Written task:
Give back every line exactly as it appears, pictures excluded.

>> BEGIN Dataset content

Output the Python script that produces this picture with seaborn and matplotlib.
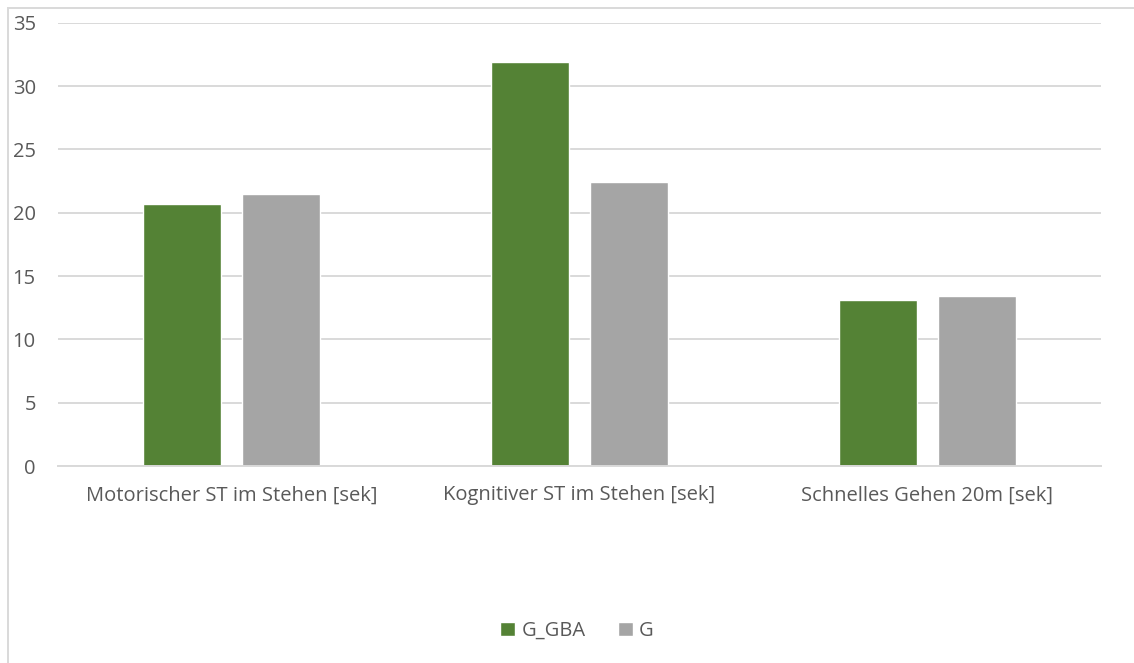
import matplotlib
matplotlib.use("Agg")
import matplotlib.pyplot as plt
import seaborn as sns
import pandas as pd
from matplotlib.patches import Rectangle

categories = ["Motorischer ST im Stehen [sek]",
              "Kognitiver ST im Stehen [sek]",
              "Schnelles Gehen 20m [sek]"]
series_names = ["G_GBA", "G"]
g_gba = [20.7, 31.9, 13.1]
g = [21.5, 22.4, 13.4]
y_ticks = [0, 5, 10, 15, 20, 25, 30, 35]

df = pd.DataFrame({
    "Kategorie": categories * 2,
    "Gruppe": [series_names[0]] * 3 + [series_names[1]] * 3,
    "Wert": g_gba + g,
})

sns.set_theme(style="white")
plt.rcParams["font.family"] = ["Open Sans", "DejaVu Sans"]
text_color = "#595959"
grid_color = "#D9D9D9"
palette = {"G_GBA": "#548235", "G": "#A5A5A5"}
fs = 14.5

fig = plt.figure(figsize=(11.34, 6.63), dpi=100)
ax = fig.add_axes([58 / 1134, 1 - 466 / 663, (1101 - 58) / 1134, (466 - 22.7) / 663])

sns.barplot(data=df, x="Kategorie", y="Wert", hue="Gruppe", palette=palette,
            width=0.57, gap=0.213, saturation=1, ax=ax, legend=True)

ax.set_xlim(-0.5, 2.5)
ax.set_ylim(0, 35)
ax.set_yticks(y_ticks)
ax.set_xlabel("")
ax.set_ylabel("")
ax.yaxis.grid(True, color=grid_color, linewidth=1.4)
ax.set_axisbelow(True)
for side in ["top", "right", "left"]:
    ax.spines[side].set_visible(False)
ax.spines["bottom"].set_color(grid_color)
ax.spines["bottom"].set_linewidth(1.4)
ax.tick_params(axis="y", length=0, pad=16, labelsize=fs, labelcolor=text_color)
ax.tick_params(axis="x", length=0, pad=14, labelsize=fs, labelcolor=text_color)

handles, labels = ax.get_legend_handles_labels()
ax.get_legend().remove()
fig.legend(handles, labels, loc="center", bbox_to_anchor=(577 / 1134, 1 - 631 / 663),
           ncol=2, frameon=False, fontsize=fs, labelcolor=text_color,
           handlelength=0.75, handleheight=0.75, handletextpad=0.3, columnspacing=1.6)

# light chart-area frame
fig.patches.append(Rectangle((8 / 1134, -0.05), 1.2, 1 - 8 / 663 + 0.05,
                             transform=fig.transFigure, fill=False,
                             edgecolor=grid_color, linewidth=1.4))

fig.savefig("out.png", dpi=100)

>> END Dataset content

Task result:
Output the Python script that produces this picture with seaborn and matplotlib.
import matplotlib
matplotlib.use("Agg")
import matplotlib.pyplot as plt
import seaborn as sns
import pandas as pd
from matplotlib.patches import Rectangle

categories = ["Motorischer ST im Stehen [sek]",
              "Kognitiver ST im Stehen [sek]",
              "Schnelles Gehen 20m [sek]"]
series_names = ["G_GBA", "G"]
g_gba = [20.7, 31.9, 13.1]
g = [21.5, 22.4, 13.4]
y_ticks = [0, 5, 10, 15, 20, 25, 30, 35]

df = pd.DataFrame({
    "Kategorie": categories * 2,
    "Gruppe": [series_names[0]] * 3 + [series_names[1]] * 3,
    "Wert": g_gba + g,
})

sns.set_theme(style="white")
plt.rcParams["font.family"] = ["Open Sans", "DejaVu Sans"]
text_color = "#595959"
grid_color = "#D9D9D9"
palette = {"G_GBA": "#548235", "G": "#A5A5A5"}
fs = 14.5

fig = plt.figure(figsize=(11.34, 6.63), dpi=100)
ax = fig.add_axes([58 / 1134, 1 - 466 / 663, (1101 - 58) / 1134, (466 - 22.7) / 663])

sns.barplot(data=df, x="Kategorie", y="Wert", hue="Gruppe", palette=palette,
            width=0.57, gap=0.213, saturation=1, ax=ax, legend=True)

ax.set_xlim(-0.5, 2.5)
ax.set_ylim(0, 35)
ax.set_yticks(y_ticks)
ax.set_xlabel("")
ax.set_ylabel("")
ax.yaxis.grid(True, color=grid_color, linewidth=1.4)
ax.set_axisbelow(True)
for side in ["top", "right", "left"]:
    ax.spines[side].set_visible(False)
ax.spines["bottom"].set_color(grid_color)
ax.spines["bottom"].set_linewidth(1.4)
ax.tick_params(axis="y", length=0, pad=16, labelsize=fs, labelcolor=text_color)
ax.tick_params(axis="x", length=0, pad=14, labelsize=fs, labelcolor=text_color)

handles, labels = ax.get_legend_handles_labels()
ax.get_legend().remove()
fig.legend(handles, labels, loc="center", bbox_to_anchor=(577 / 1134, 1 - 631 / 663),
           ncol=2, frameon=False, fontsize=fs, labelcolor=text_color,
           handlelength=0.75, handleheight=0.75, handletextpad=0.3, columnspacing=1.6)

# light chart-area frame
fig.patches.append(Rectangle((8 / 1134, -0.05), 1.2, 1 - 8 / 663 + 0.05,
                             transform=fig.transFigure, fill=False,
                             edgecolor=grid_color, linewidth=1.4))

fig.savefig("out.png", dpi=100)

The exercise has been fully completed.